I’m starting to work with a narrator to produce my first novel as an audiobook and have no trouble passing the ACX check test after applying the three effects (Filter Curve, Loudness Normalisation and Limiter) but when I listen through headphones, I’m not convinced by the quality.
I record on my macbook pro and when I listen back it sounds warm and clean but transferring it to my windows laptop there’s a tinniness to it and, post-edit, the sound seems a little loud and blown out to me.

Any advice would be massively welcome! I’ve included the original recording and the post-production version optimised for ACX.

Many thanks in advance.

Just so. I applied simple mastering to the raw clip and it passes ACX Test nicely. However, we are reminded you also have to pass theatrical tests before they will move to publish. You are a performance for sale. That’s the goal.

You sound uncomfortable. Your word spacing is odd and hard to listen to. You’re so uncomfortable that you missed words in the script. That’s not good news for someone who’s supposed to make it through a book with no mistakes.

Under some conditions you can fix that in post production editing, but that kind of thing is supposed to happen once or twice a chapter not several times a sentence.

Which microphone are you using? You have a very minor recording oddity which isn’t that important but it pricked my curiosity. You have non-symmetrical wave peaks if anyone is counting. I know pro announcers which have that, so it’s not deadly.


Thanks Koz.

Luckily, I’m not the narrator who will be recording the book. I just recorded it for the forum. So you don’t have to worry about my delivery and I missed the words because I was reciting from memory so as not to have the computer too close to the mic.

I’m using a Rode NT1-A. Can the irregular wave forms effect the sound quality? Is there anything I should do to address it?

When I listen to the silent moments through headphones on my PC and crank the volume to it’s maximum, it sounds like a rhythmic bass sound, almost like music in the distance, but never above about -48 db. Is that a problem?

Thanks again!

Fortunately, the first step in Audacity Audiobook Mastering is a rumble and bass filter. So all that trash vanishes.

As near as I can tell, you have very well behaved noise and it nicely fades into the background during the reading—like it’s supposed to.
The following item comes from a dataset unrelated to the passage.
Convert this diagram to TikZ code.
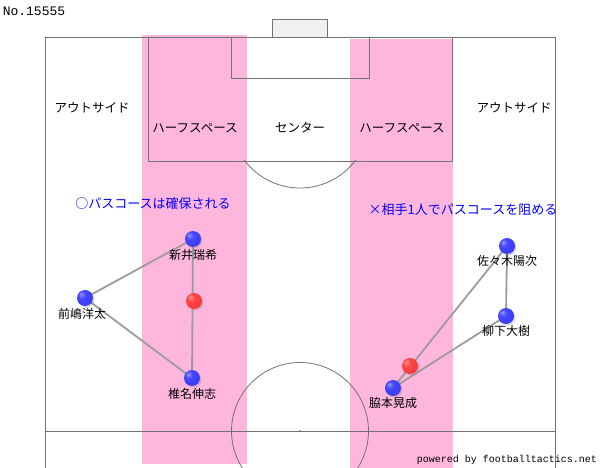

Don’t go Diving For Noise. Set the playback volume for comfortable listening and then roll the show back into a silent section—and don’t touch anything. It should sound almost completely silent or really tiny rain in the trees sound shshshshsh. That’s normal.

Part of the fun is finding a clean listening system you trust. Most home systems are suspect unless you know they’re not trying to “help” you in some way—or they’re not getting help from somewhere else.

I got a PC for production at work and it wouldn’t pass sound quality tests no matter what I did. Turns out someone in Systems left Windows Cathedral Effects running on the speaker system by accident.

Do you like Skype/Zoom/Games/Chat? Those are famous for applying effects, filters, corrections and processing during operation, most of them won’t run without it … and then sometimes forgetting to turn them off when they’re done.

“My voice sounded OK the last week, but now sounds honky and bubbly.” Restart the machine and the problem vanishes. Windows has setups and control panels designed to affect sound quality intentionally both recording and playing back.

So no, this isn’t easy.

I know this isn’t helping, but you know you’re OK if you can get two different systems to more or less match. This is one of the reasons Hollywood has standard headphones for field shoots. Everybody is listening to the same thing. I have trouble listening to them for long shoots, but they’re convenient and they will show you errors before anybody else hears them. That’s why the sound people fell in love.

Sony MDR 7506

Screen Shot 2020-08-24 at 17.42.29.png
Go somewhere else for headphones to listen to a movie for enjoyment.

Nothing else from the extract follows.